A sensible and intellectually honest  thinker (whose posts appear on a website replete with those who are neither), William Galston has developed a habit of talking political sense to Democrats determined to screen out bad news. He now gives us a report from his trip to Israel. It is more candid and useful than what we’ve been getting from Jewish groups, the administration, and Michael Oren (except when he thinks he’s talking privately).

Galston dispenses with the sugar-coating when explaining the current U.S.-Israeli relationship:

Never before have I sensed such a mood of foreboding, which has been triggered by two issues above all—the looming impasse in relations with the United States and a possible military confrontation with Iran. … There are persistent rumors here that the Obama administration hopes to bring down the current Israeli government and replace it with a more tractable coalition. Don’t hold your breath. … To bring about a new coalition without the hardliners, the Obama administration would have to threaten Israel with measures at least as tough as the ones George H. W. Bush and James Baker implemented two decades ago against the Shamir government, risking a huge domestic political backlash.

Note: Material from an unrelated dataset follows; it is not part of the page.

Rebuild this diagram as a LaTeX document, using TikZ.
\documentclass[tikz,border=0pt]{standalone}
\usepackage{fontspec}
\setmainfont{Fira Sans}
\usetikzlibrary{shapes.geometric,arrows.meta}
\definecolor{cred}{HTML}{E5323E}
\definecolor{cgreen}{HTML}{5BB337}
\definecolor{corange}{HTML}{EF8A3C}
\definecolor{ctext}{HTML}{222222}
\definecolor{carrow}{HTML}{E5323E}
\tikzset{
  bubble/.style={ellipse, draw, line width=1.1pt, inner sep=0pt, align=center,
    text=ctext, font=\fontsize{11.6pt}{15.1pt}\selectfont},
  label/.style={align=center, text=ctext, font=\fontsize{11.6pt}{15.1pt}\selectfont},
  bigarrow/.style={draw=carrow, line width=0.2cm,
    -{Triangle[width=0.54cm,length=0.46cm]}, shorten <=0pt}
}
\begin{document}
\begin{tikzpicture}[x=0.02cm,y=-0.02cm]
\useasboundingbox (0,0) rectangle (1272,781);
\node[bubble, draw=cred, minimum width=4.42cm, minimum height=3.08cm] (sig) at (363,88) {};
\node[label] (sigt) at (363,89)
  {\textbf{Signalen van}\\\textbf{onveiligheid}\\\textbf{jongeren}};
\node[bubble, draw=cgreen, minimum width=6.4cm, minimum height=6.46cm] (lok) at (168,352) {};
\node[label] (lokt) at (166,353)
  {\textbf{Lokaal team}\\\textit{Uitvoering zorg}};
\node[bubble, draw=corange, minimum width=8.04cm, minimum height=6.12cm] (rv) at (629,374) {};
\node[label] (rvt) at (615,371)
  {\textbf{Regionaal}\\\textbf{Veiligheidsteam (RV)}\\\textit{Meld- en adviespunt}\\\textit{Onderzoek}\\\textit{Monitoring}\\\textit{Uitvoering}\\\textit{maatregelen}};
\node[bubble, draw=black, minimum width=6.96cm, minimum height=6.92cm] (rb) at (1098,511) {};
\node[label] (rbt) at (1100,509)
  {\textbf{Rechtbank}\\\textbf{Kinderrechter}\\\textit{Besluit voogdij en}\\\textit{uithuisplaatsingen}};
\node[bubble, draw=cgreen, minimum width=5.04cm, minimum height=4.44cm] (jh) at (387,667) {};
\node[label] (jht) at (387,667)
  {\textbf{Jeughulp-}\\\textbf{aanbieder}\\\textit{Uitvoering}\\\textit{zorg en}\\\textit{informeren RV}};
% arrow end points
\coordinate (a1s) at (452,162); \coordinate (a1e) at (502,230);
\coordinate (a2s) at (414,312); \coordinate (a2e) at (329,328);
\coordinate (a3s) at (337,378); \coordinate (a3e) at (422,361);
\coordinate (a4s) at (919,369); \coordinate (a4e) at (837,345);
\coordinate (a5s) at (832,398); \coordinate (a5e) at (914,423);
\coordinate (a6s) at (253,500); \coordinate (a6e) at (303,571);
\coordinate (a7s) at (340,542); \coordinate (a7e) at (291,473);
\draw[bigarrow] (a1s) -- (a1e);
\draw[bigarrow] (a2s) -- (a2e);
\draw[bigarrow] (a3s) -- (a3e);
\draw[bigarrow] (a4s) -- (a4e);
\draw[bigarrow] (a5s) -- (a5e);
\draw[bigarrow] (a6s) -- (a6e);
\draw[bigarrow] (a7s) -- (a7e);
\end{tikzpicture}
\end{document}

On Iran, Galston describes the vast divide between Obama and the Israelis:

Looking farther east, most Israelis—including many who are very dovish vis-a-vis the Palestinians—believe that only military force can prevent Iran from becoming a nuclear power in the near future, and they cannot understand why the United States resists this conclusion.

A few months ago I participated in a day-long exercise, organized by the Brookings Institution, simulating the aftermath of a surprise Israeli attack on Iranian nuclear facilities. The outcome wasn’t pretty—a forceful Iranian attack on American allies throughout the region and a serious rift in relations between Israel and the United States. The Israeli team hoped that the United States would back them with military measures against Iran that the American team refused to initiate.

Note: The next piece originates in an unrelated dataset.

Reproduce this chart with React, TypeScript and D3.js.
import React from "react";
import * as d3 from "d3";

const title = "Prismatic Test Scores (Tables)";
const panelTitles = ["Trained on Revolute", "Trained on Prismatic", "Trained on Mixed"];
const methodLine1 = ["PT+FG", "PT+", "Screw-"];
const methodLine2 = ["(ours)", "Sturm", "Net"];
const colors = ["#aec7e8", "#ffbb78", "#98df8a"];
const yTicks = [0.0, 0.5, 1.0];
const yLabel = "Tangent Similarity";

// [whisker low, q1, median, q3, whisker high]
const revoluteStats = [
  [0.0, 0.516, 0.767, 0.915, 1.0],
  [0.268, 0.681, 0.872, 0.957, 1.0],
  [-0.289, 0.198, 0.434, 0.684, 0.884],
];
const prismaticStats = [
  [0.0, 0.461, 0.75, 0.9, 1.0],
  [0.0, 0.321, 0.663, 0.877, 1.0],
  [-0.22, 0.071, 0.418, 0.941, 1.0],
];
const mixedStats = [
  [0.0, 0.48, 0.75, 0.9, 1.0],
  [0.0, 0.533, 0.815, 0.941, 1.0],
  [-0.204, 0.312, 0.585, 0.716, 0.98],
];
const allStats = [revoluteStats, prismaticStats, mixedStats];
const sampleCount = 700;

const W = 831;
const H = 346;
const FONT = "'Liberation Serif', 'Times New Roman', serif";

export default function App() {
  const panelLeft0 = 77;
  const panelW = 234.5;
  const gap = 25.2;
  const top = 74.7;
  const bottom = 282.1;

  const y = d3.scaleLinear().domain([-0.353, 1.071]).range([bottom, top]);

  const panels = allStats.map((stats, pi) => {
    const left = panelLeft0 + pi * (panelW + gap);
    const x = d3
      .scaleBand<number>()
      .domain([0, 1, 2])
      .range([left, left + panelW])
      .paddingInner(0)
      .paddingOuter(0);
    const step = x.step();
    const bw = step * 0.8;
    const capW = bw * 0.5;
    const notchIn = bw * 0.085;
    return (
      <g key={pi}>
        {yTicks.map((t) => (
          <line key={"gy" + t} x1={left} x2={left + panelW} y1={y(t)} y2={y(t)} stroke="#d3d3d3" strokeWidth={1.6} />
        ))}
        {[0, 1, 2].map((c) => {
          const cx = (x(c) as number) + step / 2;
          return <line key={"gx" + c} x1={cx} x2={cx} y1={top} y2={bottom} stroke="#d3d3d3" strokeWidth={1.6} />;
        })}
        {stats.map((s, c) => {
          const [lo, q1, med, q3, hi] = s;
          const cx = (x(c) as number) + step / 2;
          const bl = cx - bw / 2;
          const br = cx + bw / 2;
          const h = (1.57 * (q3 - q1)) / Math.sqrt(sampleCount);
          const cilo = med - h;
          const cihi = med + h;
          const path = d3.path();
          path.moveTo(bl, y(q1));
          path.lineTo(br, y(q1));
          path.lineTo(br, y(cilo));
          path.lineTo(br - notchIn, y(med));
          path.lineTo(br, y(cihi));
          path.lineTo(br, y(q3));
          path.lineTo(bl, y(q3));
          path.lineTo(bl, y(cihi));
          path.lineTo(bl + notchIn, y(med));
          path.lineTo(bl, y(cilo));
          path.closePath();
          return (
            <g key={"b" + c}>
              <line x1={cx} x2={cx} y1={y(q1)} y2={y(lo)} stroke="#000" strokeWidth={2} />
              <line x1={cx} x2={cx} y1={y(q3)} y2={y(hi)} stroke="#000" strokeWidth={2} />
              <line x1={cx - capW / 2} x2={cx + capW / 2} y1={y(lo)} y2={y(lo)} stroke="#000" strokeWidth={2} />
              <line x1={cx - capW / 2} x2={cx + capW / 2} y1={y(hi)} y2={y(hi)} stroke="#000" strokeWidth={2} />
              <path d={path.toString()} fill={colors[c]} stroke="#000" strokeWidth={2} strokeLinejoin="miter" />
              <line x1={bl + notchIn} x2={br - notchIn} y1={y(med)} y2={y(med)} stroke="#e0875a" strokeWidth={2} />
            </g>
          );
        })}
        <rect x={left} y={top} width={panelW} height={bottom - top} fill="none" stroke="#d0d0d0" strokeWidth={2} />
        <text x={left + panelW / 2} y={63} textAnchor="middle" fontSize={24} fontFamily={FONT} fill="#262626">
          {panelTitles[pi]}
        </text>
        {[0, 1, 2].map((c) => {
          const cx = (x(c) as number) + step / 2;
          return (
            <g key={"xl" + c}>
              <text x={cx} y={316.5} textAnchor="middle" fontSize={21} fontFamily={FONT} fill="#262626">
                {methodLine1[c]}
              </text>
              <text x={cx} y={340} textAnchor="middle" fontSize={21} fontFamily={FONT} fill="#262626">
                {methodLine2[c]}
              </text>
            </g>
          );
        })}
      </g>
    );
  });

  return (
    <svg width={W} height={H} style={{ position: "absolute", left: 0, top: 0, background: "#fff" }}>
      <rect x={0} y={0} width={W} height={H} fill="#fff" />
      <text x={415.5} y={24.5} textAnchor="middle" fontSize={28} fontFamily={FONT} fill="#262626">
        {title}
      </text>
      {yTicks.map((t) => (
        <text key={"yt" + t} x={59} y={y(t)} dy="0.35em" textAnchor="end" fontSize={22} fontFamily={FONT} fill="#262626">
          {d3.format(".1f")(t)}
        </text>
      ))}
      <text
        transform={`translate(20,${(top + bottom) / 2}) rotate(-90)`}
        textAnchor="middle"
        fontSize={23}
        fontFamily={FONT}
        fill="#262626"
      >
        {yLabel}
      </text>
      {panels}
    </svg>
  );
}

As Galston observes, “the sand in the hourglass is running down quickly. Some time this fall, an administration headed toward a midterm election with a faltering economy and negative developments in two war zones may confront a genuine Middle East crisis. We can only hope that its contingency plans are in place and that they’re better than BP’s.” Unfortunately, we know — thanks to Secretary of Defense Robert Gates — that there really isn’t much contingency planning going on.

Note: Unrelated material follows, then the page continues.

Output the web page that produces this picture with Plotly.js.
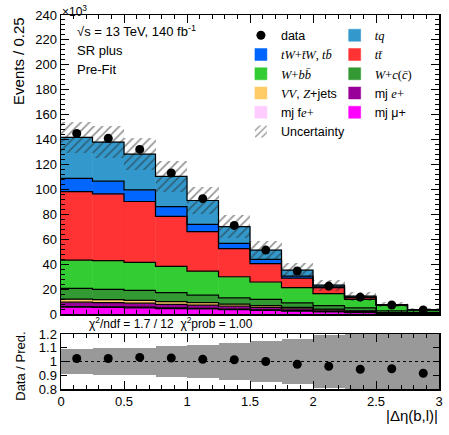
<!DOCTYPE html>
<html><head><meta charset="utf-8">
<script src="https://cdn.plot.ly/plotly-3.0.1.min.js"></script>
<style>html,body{margin:0;padding:0;background:#fff}#c{width:449px;height:435px}</style>
</head><body><div id="c"></div>
<script>
// bin centers of |Δη(b,l)| (12 bins of 0.25)
const binCenters = [0.125,0.375,0.625,0.875,1.125,1.375,1.625,1.875,2.125,2.375,2.625,2.875];
const binEdges   = [0,0.25,0.5,0.75,1.0,1.25,1.5,1.75,2.0,2.25,2.5,2.75,3.0];
// events in units of 10^3 (stacking order bottom -> top)
const mjMu  = [5.5,5.3,5.0,4.4,4.1,3.6,3.0,2.3,1.7,1.1,0.6,0.3];
const mjFe  = [0.5,0.5,0.5,0.5,0.5,0.4,0.4,0.4,0.3,0.2,0.1,0.05];
const mjE   = [3.5,3.4,3.2,2.9,2.6,2.3,2.0,1.5,1.1,0.8,0.4,0.2];
const vvZ   = [2.4,2.3,2.2,2.2,2.0,1.7,1.4,1.1,0.8,0.5,0.3,0.15];
const wc    = [8.6,8.2,8.0,7.1,5.9,5.0,4.9,3.7,2.9,2.4,1.2,0.6];
const wbb   = [22.8,23.1,22.5,21.1,19.3,16.9,14.0,12.1,9.5,6.7,4.4,2.0];
const ttbar = [55.0,53.6,48.9,40.2,31.7,22.6,14.7,7.7,4.8,1.5,0.4,0.1];
const tw    = [10.5,10.2,9.3,7.8,5.9,4.2,3.4,1.6,0.8,0.4,0.1,0.05];
const tq    = [33.0,31.4,28.7,24.2,19.1,13.5,7.5,4.8,1.3,0.7,0.1,0.05];
const dataVals = [144.9,141.0,132.1,113.2,92.6,71.1,51.3,34.5,22.4,13.5,7.2,3.2];
// relative total uncertainty of the prediction
const relUnc = [0.088,0.095,0.10,0.11,0.12,0.135,0.15,0.165,0.19,0.26,0.30,0.35];

const S = '<span style="font-family:Liberation Serif">';
const comps = [
  {y: mjMu,  name: 'mj \u03bc+', color: '#ff00ff', leg: 'legend2', rank: 10},
  {y: mjFe,  name: 'mj f'+S+'<i>e</i>+</span>', color: '#ffccff', leg: 'legend', rank: 9},
  {y: mjE,   name: 'mj '+S+'<i>e</i>+</span>', color: '#990099', leg: 'legend2', rank: 8},
  {y: vvZ,   name: S+'<i>VV</i></span>, '+S+'<i>Z</i></span>+jets', color: '#ffcc66', leg: 'legend', rank: 7},
  {y: wc,    name: S+'<i>W</i>+<i>c</i>(<i>c\u0304</i>)</span>', color: '#339933', leg: 'legend2', rank: 6},
  {y: wbb,   name: S+'<i>W</i>+<i>bb\u0304</i></span>', color: '#33cc33', leg: 'legend', rank: 5},
  {y: ttbar, name: S+'<i>tt\u0304</i></span>', color: '#ff3333', leg: 'legend2', rank: 4},
  {y: tw,    name: S+'<i>tW</i>+<i>t\u0304W</i>, <i>tb\u0304</i></span>', color: '#0066ff', leg: 'legend', rank: 3},
  {y: tq,    name: S+'<i>tq</i></span>', color: '#3399cc', leg: 'legend2', rank: 2}
];

const traces = [];
let base = binCenters.map(() => 0);
const levels = [];
comps.forEach(c => {
  traces.push({type:'bar', x: binCenters, y: c.y, base: base.slice(), width: 0.25,
    marker:{color:c.color, line:{color:c.color, width:0.5}}, name:c.name,
    legend:c.leg, legendrank:c.rank, xaxis:'x', yaxis:'y', hoverinfo:'skip'});
  base = base.map((b,i) => b + c.y[i]);
  levels.push(base.slice());
});
const total = base;
// outline steps
levels.forEach(lv => {
  traces.push({type:'scatter', mode:'lines', x: binEdges, y: lv.concat([lv[lv.length-1]]),
    line:{shape:'hv', color:'#000', width:1.2}, showlegend:false, xaxis:'x', yaxis:'y', hoverinfo:'skip'});
});
// hatched uncertainty
traces.push({type:'bar', x: binCenters, y: total.map((t,i)=>2*t*relUnc[i]),
  base: total.map((t,i)=>t*(1-relUnc[i])), width:0.25, name:'Uncertainty',
  marker:{color:'rgba(0,0,0,0)', line:{width:0},
    pattern:{shape:'/', fgcolor:'#2a2a2a', size:6, solidity:0.28, fillmode:'overlay'}},
  legend:'legend', legendrank:11, xaxis:'x', yaxis:'y', hoverinfo:'skip'});
// data
traces.push({type:'scatter', mode:'markers', x: binCenters, y: dataVals, name:'data',
  marker:{color:'#000', size:9}, legend:'legend', legendrank:1, xaxis:'x', yaxis:'y'});
// ratio band
traces.push({type:'bar', x: binCenters, y: relUnc.map(u=>2*u), base: relUnc.map(u=>1-u), width:0.25,
  marker:{color:'#999999', line:{width:0}}, showlegend:false, xaxis:'x2', yaxis:'y2', hoverinfo:'skip'});
// ratio points
traces.push({type:'scatter', mode:'markers', x: binCenters, y: dataVals.map((d,i)=>d/total[i]),
  marker:{color:'#000', size:9}, showlegend:false, xaxis:'x2', yaxis:'y2'});

const axCommon = {showline:true, linecolor:'#000', linewidth:1.5, mirror:'allticks', ticks:'inside',
  ticklen:8, tickwidth:1, tickcolor:'#000', showgrid:false, zeroline:false,
  tickfont:{size:13, color:'#000', family:'Liberation Sans, Arial'}};
const F = 'Liberation Sans, Arial, sans-serif';
const layout = {
  width:449, height:435, margin:{l:61, r:10, t:15, b:46},
  paper_bgcolor:'#fff', plot_bgcolor:'#fff', barmode:'overlay', bargap:0,
  font:{family:F, size:13, color:'#000'},
  xaxis: Object.assign({}, axCommon, {domain:[0,1], anchor:'y', range:[0,3], dtick:0.5, tick0:0,
    showticklabels:false, matches:'x2', minor:{ticks:'inside', ticklen:4, dtick:0.1, tickcolor:'#000'}}),
  yaxis: Object.assign({}, axCommon, {domain:[0.2005,1], anchor:'x', range:[0,240], dtick:20, tick0:0,
    minor:{ticks:'inside', ticklen:4, dtick:4, tickcolor:'#000'}}),
  xaxis2: Object.assign({}, axCommon, {domain:[0,1], anchor:'y2', range:[0,3], dtick:0.5, tick0:0,
    minor:{ticks:'inside', ticklen:4, dtick:0.1, tickcolor:'#000'}}),
  yaxis2: Object.assign({}, axCommon, {domain:[0,0.147], anchor:'x2', range:[0.8,1.2],
    tickvals:[0.8,0.9,1,1.1,1.2], ticktext:['0.8','0.9','1','1.1','1.2'], ticklen:6}),
  legend:{x:0.476, y:0.985, xanchor:'left', yanchor:'top', bgcolor:'rgba(0,0,0,0)',
    font:{size:12.5, family:F}, tracegroupgap:0, itemwidth:30},
  legend2:{x:0.724, y:0.985, xanchor:'left', yanchor:'top', bgcolor:'rgba(0,0,0,0)',
    font:{size:12.5, family:F}, tracegroupgap:0, itemwidth:30},
  shapes:[{type:'line', xref:'x2', yref:'y2', x0:0, x1:3, y0:1, y1:1, line:{color:'#000', width:1.2, dash:'dot'}}],
  annotations:[
    {text:'\u00d710<sup>3</sup>', xref:'paper', yref:'paper', x:-0.003, y:1.012, xanchor:'left', yanchor:'middle', showarrow:false, font:{size:12}},
    {text:'\u221as = 13 TeV, 140 fb<sup>-1</sup>', xref:'paper', yref:'paper', x:0.037, y:0.958, xanchor:'left', yanchor:'middle', showarrow:false, font:{size:13}},
    {text:'SR plus', xref:'paper', yref:'paper', x:0.037, y:0.904, xanchor:'left', yanchor:'middle', showarrow:false, font:{size:13}},
    {text:'Pre-Fit', xref:'paper', yref:'paper', x:0.037, y:0.853, xanchor:'left', yanchor:'middle', showarrow:false, font:{size:13}},
    {text:'\u03c7<sup>2</sup>/ndf = 1.7 / 12  \u03c7<sup>2</sup>prob = 1.00', xref:'paper', yref:'paper', x:0.069, y:0.177, xanchor:'left', yanchor:'middle', showarrow:false, font:{size:12}},
    {text:'Events / 0.25', xref:'paper', yref:'paper', x:-0.114, y:1.0, xanchor:'center', yanchor:'top', textangle:-90, showarrow:false, font:{size:15}},
    {text:'Data / Pred.', xref:'paper', yref:'paper', x:-0.106, y:0.062, xanchor:'center', yanchor:'middle', textangle:-90, showarrow:false, font:{size:13}},
    {text:'|\u0394\u03b7(b,l)|', xref:'paper', yref:'paper', x:1.002, y:-0.07, xanchor:'right', yanchor:'middle', showarrow:false, font:{size:15}}
  ]
};
Plotly.newPlot('c', traces, layout, {displayModeBar:false, staticPlot:true});
</script></body></html>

Whether it is a “shift” or a “rift,” the U.S.-Israel relationship is not what it used to be. There is foreboding in Israel because the realization is sinking in that the Obama administration in all likelihood will not be there to defend the Jewish state — either diplomatically or militarily — when Israel needs America most. You would think American Jewry would be gripped by the same sense of foreboding as their brothers and sisters in Israel — and motivated to do something about it. But like Obama, they are, in Galston’s words, “playing for time.” I hope that they at least have a contingency plan better than BP’s and a sense of urgency to put it into action.